If we take the latest business headlines and journals as paradigmatic of current trends, it’s now commonplace to concede that this is the era of data. Big data. The data sets are gigantic. The bits and bytes (and petabytes) cover a vast array of fields: customer profiles, business prospects, revenue, size of transactions, online consumer habits, website analytics, etc. The information retrieved and stored verges on overkill, such that sheer quantity threatens to outstrip our organizational ability to make use of it.
But let’s pause for a minute to think about a world we already find ourselves in. I read the Globe and Mail daily, but only the business section as it’s bookmarked in my browser. I walk into the maze of shelves at my local branch of the Toronto Public Library and reach for the photography stacks, because these beautifully bound volumes escape my budget.
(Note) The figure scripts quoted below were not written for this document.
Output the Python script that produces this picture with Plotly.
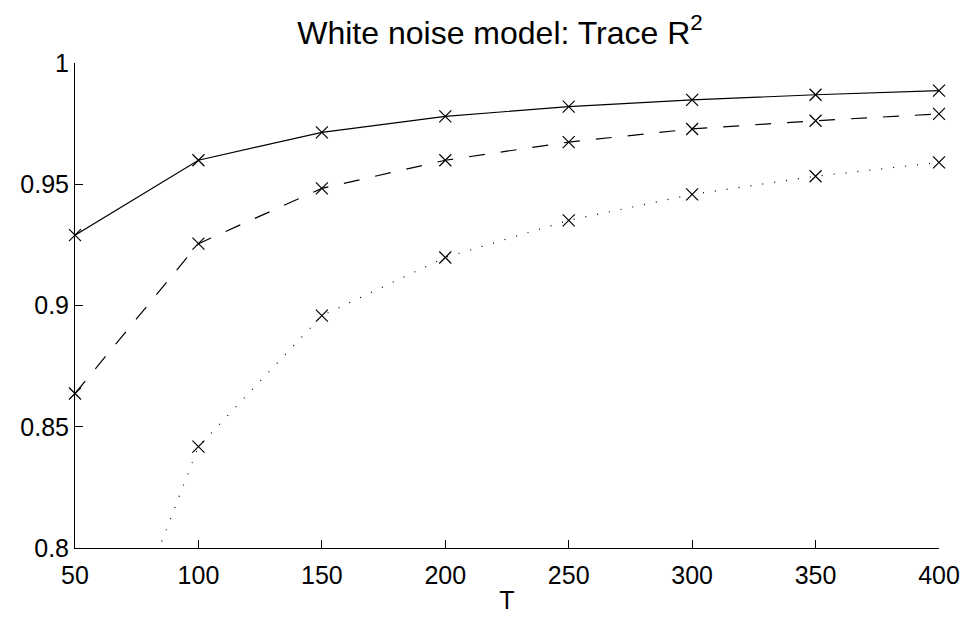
import plotly.graph_objects as go

T = [50, 100, 150, 200, 250, 300, 350, 400]
solid_vals = [0.929, 0.9599, 0.9714, 0.978, 0.982, 0.9848, 0.9869, 0.9886]
dashed_vals = [0.8637, 0.9255, 0.9483, 0.9599, 0.9674, 0.9728, 0.9762, 0.979]
dotted_vals = [0.7104, 0.8418, 0.8958, 0.9198, 0.9351, 0.9458, 0.9533, 0.959]
y_ticks = [0.8, 0.85, 0.9, 0.95, 1]
y_ticklabels = ["0.8", "0.85", "0.9", "0.95", "1"]
x_ticks = [50, 100, 150, 200, 250, 300, 350, 400]

Y_MIN, Y_MAX = 0.8, 1.0

series = [
    (solid_vals, "solid"),
    (dashed_vals, "16px,16px"),
    (dotted_vals, "1px,11px"),
]

fig = go.Figure()
for vals, dash in series:
    fig.add_trace(go.Scatter(
        x=T, y=vals, mode="lines",
        line=dict(color="black", width=1.2, dash=dash),
        showlegend=False, hoverinfo="skip",
    ))
    # markers only for points within the visible range (line itself is clipped)
    mx = [t for t, v in zip(T, vals) if Y_MIN <= v <= Y_MAX]
    my = [v for v in vals if Y_MIN <= v <= Y_MAX]
    fig.add_trace(go.Scatter(
        x=mx, y=my, mode="markers", cliponaxis=False,
        marker=dict(symbol="x-thin", size=12, color="black",
                    line=dict(color="black", width=1.2)),
        showlegend=False,
    ))

font_family = "Liberation Sans, Arial, Helvetica, sans-serif"

# page body has an 8px default margin, so the figure is offset by 8px
fig.update_layout(
    width=964, height=614,
    margin=dict(l=64, r=32, t=55, b=64),
    paper_bgcolor="white", plot_bgcolor="white",
    font=dict(family=font_family, size=25, color="black"),
    title=dict(text="White noise model: Trace R<sup>2</sup>",
               x=(500 - 8) / 964, xanchor="center", y=0.978, yanchor="top",
               font=dict(family=font_family, size=32, color="black")),
    xaxis=dict(
        range=[50, 400], tickmode="array", tickvals=x_ticks,
        showline=True, linecolor="black", linewidth=1,
        ticks="inside", ticklen=8, tickcolor="black", tickwidth=1,
        showgrid=False, zeroline=False, mirror=False,
        tickfont=dict(size=25), ticklabelstandoff=5,
        title=dict(text="T", font=dict(size=25), standoff=3),
    ),
    yaxis=dict(
        range=[Y_MIN, Y_MAX], tickmode="array", tickvals=y_ticks,
        ticktext=y_ticklabels,
        showline=True, linecolor="black", linewidth=1,
        ticks="inside", ticklen=8, tickcolor="black", tickwidth=1,
        showgrid=False, zeroline=False, mirror=False,
        tickfont=dict(size=25),
    ),
)

fig.write_html("out.html")
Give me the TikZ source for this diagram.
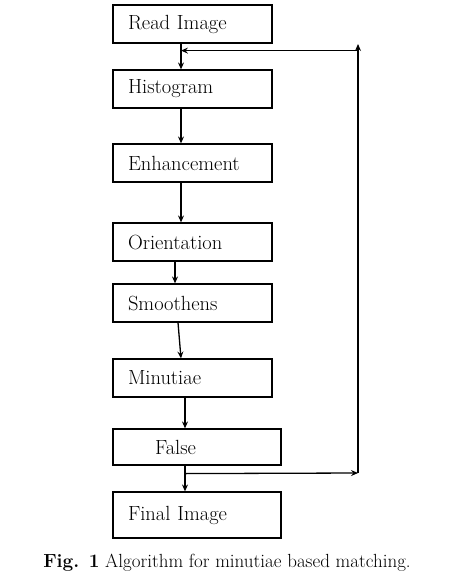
\documentclass[tikz,border=0pt]{standalone}
\usetikzlibrary{positioning}
\usetikzlibrary{calc}
\usetikzlibrary{arrows.meta}
\tikzset{
  flowbox/.style={draw, line width=1.2pt, minimum height=38pt, text width=129pt,
    align=left, inner xsep=15pt, inner ysep=0pt, font=\fontsize{20.5}{23}\selectfont},
  widebox/.style={flowbox, text width=138pt},
  flowarrow/.style={line width=1.3pt, -{Stealth[length=7pt,width=6pt,inset=2.5pt]}}
}

\begin{document}
\begin{tikzpicture}[x=1pt, y=-1pt]
    \useasboundingbox (0,0) rectangle (451,583);

    % processing steps
    \node[flowbox] (read) at (192.5, 24) {Read Image};
    \node[flowbox] (hist) at (192.5, 89) {Histogram};
    \node[flowbox] (enh) at (192.5, 163) {Enhancement};
    \node[flowbox] (orient) at (192.5, 242) {Orientation};
    \node[flowbox] (smooth) at (192.5, 303) {Smoothens};
    \node[flowbox] (minut) at (192.5, 378) {Minutiae};
    \node[widebox, minimum height=36pt] (false) at (197, 447) {\hspace*{27pt}False};
    \node[widebox, minimum height=46pt] (final) at (197, 515) {Final Image\\[4pt]};

    \draw[flowarrow] ([xshift=-11.5pt]read.south) -- ([xshift=-11.5pt]hist.north);
    \draw[flowarrow] ([xshift=-11.5pt]hist.south) -- ([xshift=-11.5pt]enh.north);
    \draw[flowarrow] ([xshift=-11.5pt]enh.south) -- ([xshift=-11.5pt]orient.north);
    \draw[flowarrow] ([xshift=-17.5pt]orient.south) -- ([xshift=-17.5pt]smooth.north);
    \draw[flowarrow] ([xshift=-14.5pt]smooth.south) -- ([xshift=-11.5pt]minut.north);
    \draw[flowarrow] ([xshift=-7.5pt]minut.south) -- ([xshift=-12pt]false.north);
    \draw[flowarrow] ([xshift=-12pt]false.south) -- ([xshift=-12pt]final.north);

    % loop back to the histogram step
    \coordinate (split) at ($(false.south)+(-12pt,-8pt)$);
    \coordinate (loopbot) at (358, 473);
    \coordinate (looptop) at (358, 44);
    \coordinate (loopin) at ($(read.south)+(-11.5pt,-7pt)$);
    \draw[flowarrow] (split) -- (loopbot);
    \draw[flowarrow] (loopbot) -- (looptop);
    \draw[flowarrow] (loopin -| loopbot) -- (loopin);

    \node[font=\fontsize{19}{22}\selectfont, anchor=base] (caption) at (227, 567)
        {\textbf{Fig. 1} Algorithm for minutiae based matching.};
\end{tikzpicture}
\end{document}
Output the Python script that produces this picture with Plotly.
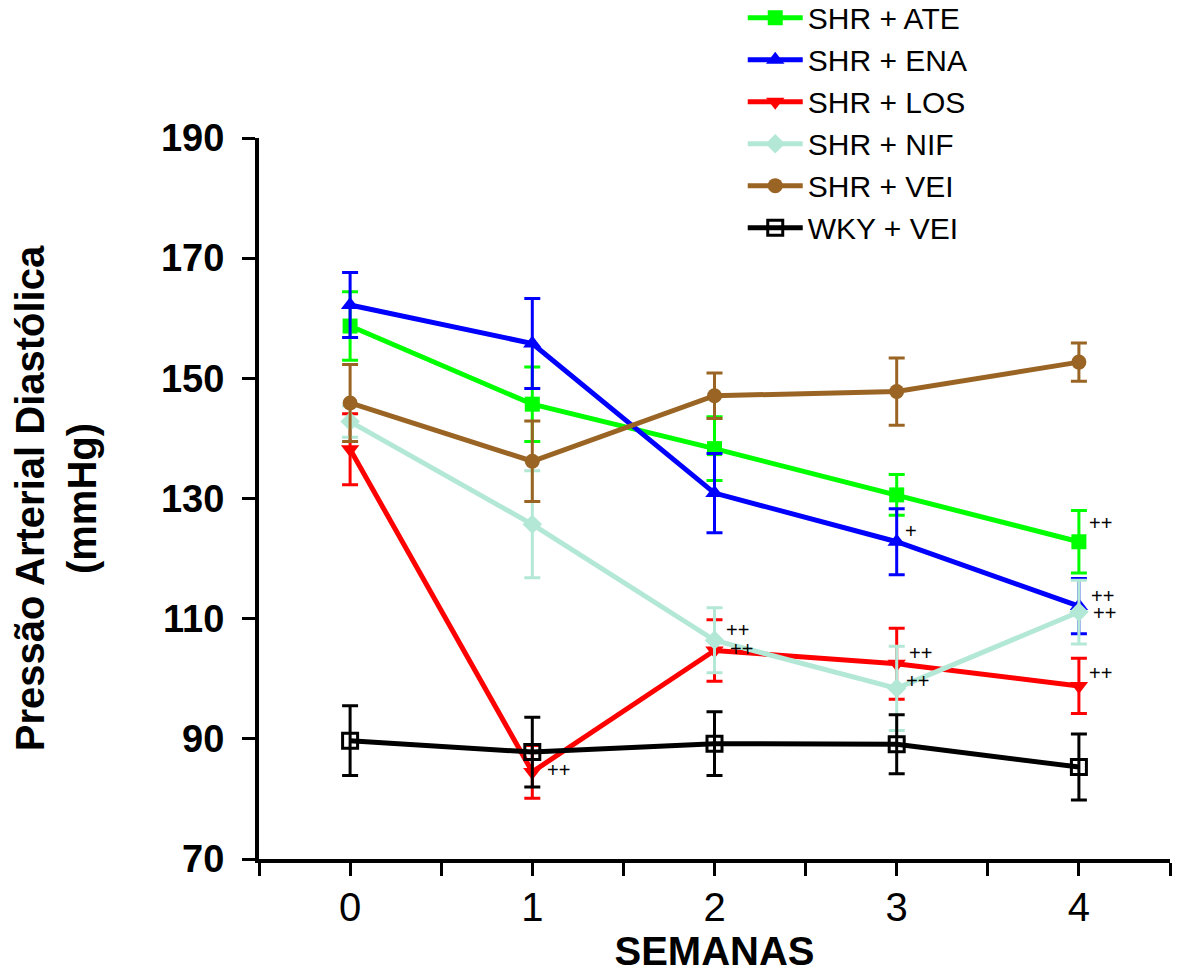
import plotly.graph_objects as go

weeks = [0, 1, 2, 3, 4]

series_names = ["SHR + ATE", "SHR + ENA", "SHR + LOS", "SHR + NIF", "SHR + VEI", "WKY + VEI"]

ate_mean = [158.7, 145.7, 138.3, 130.6, 122.8]
ate_err = [5.7, 6.2, 5.3, 3.4, 5.2]

ena_mean = [162.2, 155.8, 130.9, 122.8, 112.1]
ena_err = [5.4, 7.5, 6.6, 5.5, 4.6]

los_mean = [138.2, 84.5, 104.7, 102.5, 98.8]
los_err = [5.9, 4.4, 5.1, 5.9, 4.6]

nif_mean = [142.8, 125.7, 106.4, 98.4, 111.1]
nif_err = [2.6, 8.9, 5.4, 7.0, 5.3]

vei_mean = [145.9, 136.2, 147.1, 147.8, 152.7]
vei_err = [6.4, 6.7, 3.8, 5.6, 3.2]

wky_mean = [89.7, 87.8, 89.2, 89.1, 85.3]
wky_err = [5.8, 5.8, 5.3, 4.9, 5.5]

y_ticks = [70, 90, 110, 130, 150, 170, 190]
x_tickvals = [-0.5, 0, 0.5, 1, 1.5, 2, 2.5, 3, 3.5, 4, 4.5]
x_ticktext = ["", "0", "", "1", "", "2", "", "3", "", "4", ""]

# significance marks: (week, y value, text)
sig_marks = [
    (4, 126.0, "++"),
    (4, 113.7, "++"),
    (4, 111.0, "++"),
    (4, 100.9, "++"),
    (2, 108.1, "++"),
    (2, 105.0, "++"),
    (3, 104.3, "++"),
    (3, 99.7, "++"),
    (3, 124.6, "+"),
    (1, 84.8, "++"),
]
sig_shift = [8, 10, 12, 8, 9, 13, 10, 7, 6, 13]

styles = [
    dict(color="#00FF00", symbol="square", size=15, lw=5),
    dict(color="#0000FF", symbol="triangle-up", size=16, lw=5),
    dict(color="#FF0000", symbol="triangle-down", size=16, lw=5),
    dict(color="#B4E8D6", symbol="diamond", size=15, lw=5),
    dict(color="#9A6524", symbol="circle", size=15, lw=5),
    dict(color="#000000", symbol="square-open", size=15, lw=5),
]

means = [ate_mean, ena_mean, los_mean, nif_mean, vei_mean, wky_mean]
errs = [ate_err, ena_err, los_err, nif_err, vei_err, wky_err]

fig = go.Figure()
for name, m, e, st in zip(series_names, means, errs, styles):
    marker = dict(symbol=st["symbol"], size=st["size"], color=st["color"])
    if st["symbol"] == "square-open":
        marker["line"] = dict(color=st["color"], width=3)
    fig.add_trace(go.Scatter(
        x=weeks, y=m, name=name, mode="lines+markers",
        line=dict(color=st["color"], width=st["lw"]),
        marker=marker,
        error_y=dict(type="data", array=e, visible=True, color=st["color"],
                     thickness=3, width=8),
    ))

for (wx, wy, txt), dx in zip(sig_marks, sig_shift):
    fig.add_annotation(x=wx, y=wy, text=txt, showarrow=False, xanchor="left",
                       yanchor="middle", xshift=dx,
                       font=dict(family="Liberation Sans, Arial", size=20, color="black"))

fig.update_layout(
    width=1177, height=975,
    margin=dict(l=259, r=7, t=138, b=116, autoexpand=False),
    plot_bgcolor="white", paper_bgcolor="white",
    font=dict(family="Liberation Sans, Arial", color="black"),
    showlegend=True,
    legend=dict(x=0.531, y=1.203, xanchor="left", yanchor="top",
                font=dict(size=30, family="Liberation Sans, Arial", color="black"),
                bgcolor="rgba(0,0,0,0)", itemwidth=55),
    xaxis=dict(range=[-0.5, 4.5], tickmode="array", tickvals=x_tickvals,
               ticktext=x_ticktext, showgrid=False, zeroline=False, automargin=False,
               showline=True, linecolor="black", linewidth=4,
               ticks="outside", ticklen=13, tickwidth=3, tickcolor="black",
               ticklabelstandoff=-3,
               tickfont=dict(family="Liberation Sans Narrow, Arial Narrow, Liberation Sans", size=40),
               title=dict(text="<b>SEMANAS</b>", standoff=10,
                          font=dict(family="Liberation Sans Narrow, Arial Narrow, Liberation Sans", size=40))),
    yaxis=dict(range=[70, 190], tickmode="array", tickvals=y_ticks,
               showgrid=False, zeroline=False, automargin=False,
               showline=True, linecolor="black", linewidth=4,
               ticks="outside", ticklen=13, tickwidth=3, tickcolor="black",
               ticklabelstandoff=10,
               tickfont=dict(family="Liberation Sans, Arial", size=38, weight="bold"),
               title=dict(text="<b>Pressão Arterial Diastólica<br>(mmHg)</b>", standoff=53,
                          font=dict(family="Liberation Sans, Arial", size=40))),
)

fig.write_html("out.html")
I consult an E-cookbook on my tablet for that tasty pulled pork recipe to prepare for guests coming to watch the home opener. And the most ubiquitous, if-all-else-fails information seeking behavior: I Google it.
What these everyday actions have in common is a tacit acceptance that some information necessarily escapes me. At any given time I can’t know all of it. But what I do have when seeking data is roughly one of these:
A specific question I want answered to perform a task.
An issue of concern I want to know more about.
A practice I engage in, that I care for, that’s essential to my (or my business’s) identity.
The usual “Who? What? Where? When? Why?” questions are all grounded in having things matter for us. What’s important, not important, significant and insignificant are questions that come right back to the questioners—us. Put simply, knowledge is tied to interests.
So what does big data mean for marketers? That we’ve got to ask better questions on behalf of our clients. That strategies ought to tie into parameters pinned down through qualitative insights. That big data, in the end, is just data.